『テルマエ・ロマエ』

・ローマ人役の配役は見事。現存の日本人役者のなかからこのローマ顔を選ぶというのが凄い、お見事、喝采

阿部寛 - ルシウス(浴場設計技師)
市村正親- ハドリアヌス(第14代ローマ皇帝
北村一輝-ケイオニウス(次期皇帝候補)
宍戸開-アントニヌス(ハドリアヌスの側近)

・海外でも大受けしたと聞くがホントのところどういう反応だったのだろう。まさか日本人が、まさかアジアの東洋の人間がローマ人を演じ、それも見事に演じ、自分たちの誉であるローマの賢人たちを演じ、それを面白おかしくこんな映画にしてしまうなんて・・・相当に驚いただろうなぁ。信じられないという嬉しさだったんじゃないだろうか。こういう映画、こういう話を撮れる作れる日本人というのは、やはりアジアのなかでも特殊なんだろうな。いい意味で。そしてこういう映画が撮れるようになったということが、それこそ10年20年前とは明らかに日本という国やその国民の意識、感覚が良い方に変わったということなんだろう。

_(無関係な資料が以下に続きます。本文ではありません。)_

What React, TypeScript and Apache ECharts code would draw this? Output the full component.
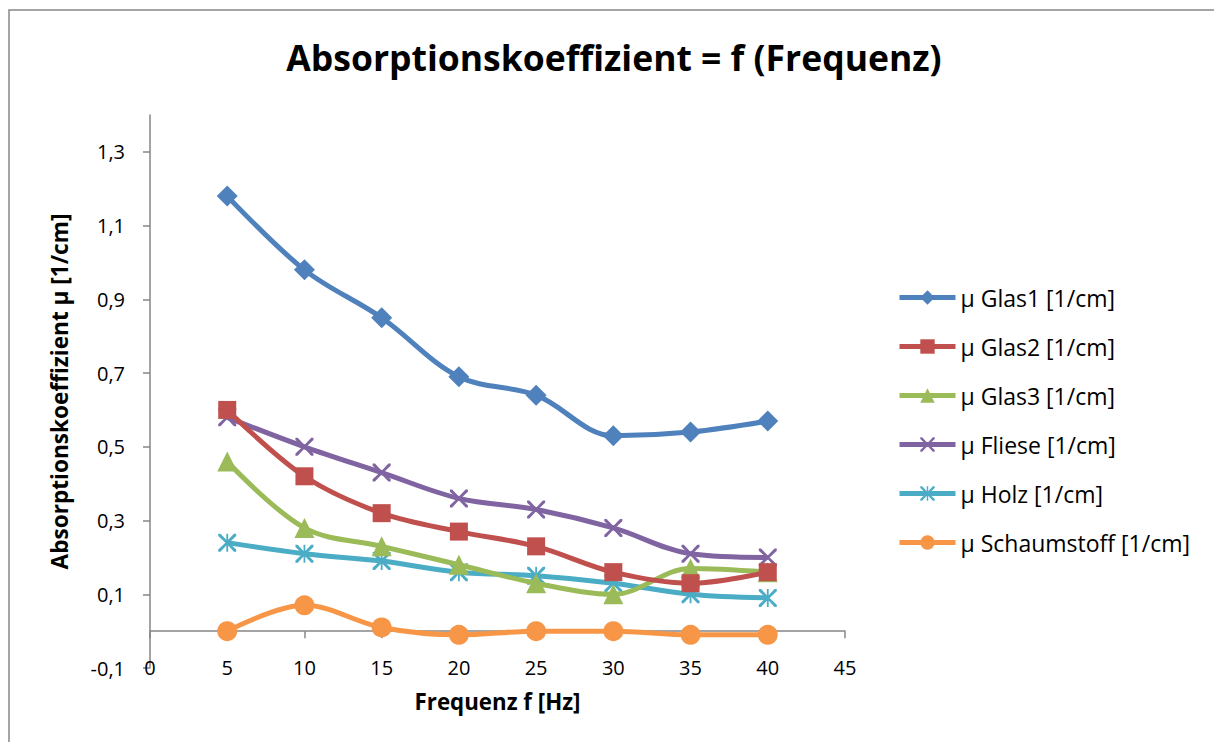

・いわゆる他国、多民族が他の国の人間を描くときはあまりいい描き方をされないというのが大体の傾向で、日本人を外人が描くとおかしなところを強調するような描き方ばかりで、まあ観ていてアホかというか頭に来る部分も多い。『ガンホー』とかもあったな。日本人が中国人を描くときも、まあ昔から大体形は決まっていてちょっと小馬鹿にしたような描き方をしているのが多い。アジア人の西高東低意識。世の中の西高東低的歴史感、民族感、国家感なんてものが今までの映画のなかにはなんだかんだ言ってきちっと染み込んでいたわけだし、アジア人自体も自虐的に自分たちを描いたりして、西洋はイイ、アジアはダメだ、なんて感覚があったし、それは舶来品嗜好なんてのにも出ていたし、今だって「これは、海外のどこそこのものなんですよぉ、オホホッホ」「これはブルガリの、ヴィトンの、うんぬんの・・オホホ」なんて物が海外製であれば日本より上なんて意識は十二分に残っているけど、この『テルマエ・ロマエ』はそういう意識なんて全然無くて、感じられなくて、本当にフラットで、エンターティメントの感覚で、変なひねくれた意識や感覚なんてどこにもなしで撮られた新しい感覚の映画だろう。年寄りの感覚や劣等感を持った世代の感覚が全然影響していない、実に自由でのびのびしていて、いい映画だと思うな。

・とても楽しめた。ま、前半の面白いところからすれば、後半はちょっとダレたけれど。